Patten (1908b, in 1924: 254) elaborated: “At present there are four classes of property that gain a relatively large share of the benefits of improvements and whose values and costs are most frequently watered. These are the railroads, protected industries, western farms and city lands. A city lot valued at $100,000 or a western farm that sells at $100 an acre represents a higher proportion of watered values than do railroad stocks or the protected trusts.” A large proportion of the price of rural and urban real estate consists of the mortgages attached to it, absorbing its rental income in the form of interest charges.

[3]

See Henry (1983: 382): “The year 1890 provides the watershed in the development of Clark’s orthodoxy,” developing the theory of distribution that became the essence of his 1899 Distribution of Wealth. By contrast, Mason Gaffney (1995) attributes Clark’s views and indeed neoclassical economics as a whole to opposition to Henry George’s Single Tax program, not to Marx and other socialists. This seems to overlook Clark’s writings opposing socialism from 1877 through 1889.

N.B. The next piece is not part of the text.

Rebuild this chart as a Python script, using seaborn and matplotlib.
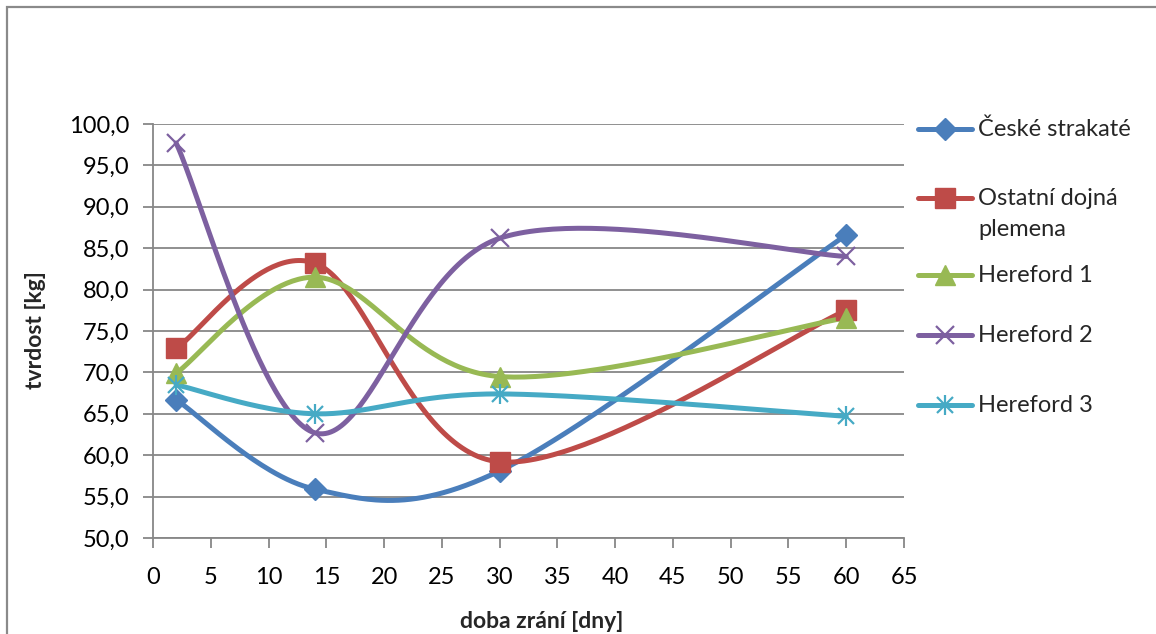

In fact, Gaffney’s argument closely follows Patten’s 1890 article in the Journal of Ethics, yet makes no reference to its precedence by over a century to the effect that marginal productivity theory treats economic rent as being as fairly earned as all other income—as if rent and interest were payments for landlords, bankers, and financial operators creating a marginal product. More egregiously, Gaffney misses entirely George’s failure to apply a rigorous theory of economic rent to non-land rent extraction in the way that Patten did in what best may be characterized as the reformist wing of American industrial capitalism. This neglect does not seem to be innocent. For example, the article by Charles F. Collier (2003) presents a travesty of Patten’s thought—censoring his criticism of George and utterly misrepresenting his view—without citing the discussion of George at all!

[4]

Clark argued along similar lines in his articles on “The Ethics of Land Tenure” (1890a), “The Moral Basis of Property in Land” (1890b), and “Distribution as Determined by a Law of Rent” (1891). Henry (1995) provides a bibliography and analysis of Clark’s development of marginal productivity theory.

[5]

Europe’s aristocratic governments developed their tax policy “at a time when the state was a mere military organization for the defense of society from foreign foes, or to gratify national feelings by aggressive wars.” Such states had a “passive” economic development policy, and their tax philosophy was “based upon moral or political ideals,” not economic efficiency.

[6]

Stated the other way around, transportation facilities would increase outlying land prices along the routes. London’s recent Tube extension along the Jubilee Line, for example, inspired a discussion about whether underground and bus transport can be financed publicly by taxing the higher rental value created for sites along such routes. Paying for capital investment out of such tax levies could provide transportation at subsidized prices, minimizing a major element of the economy’s cost structure.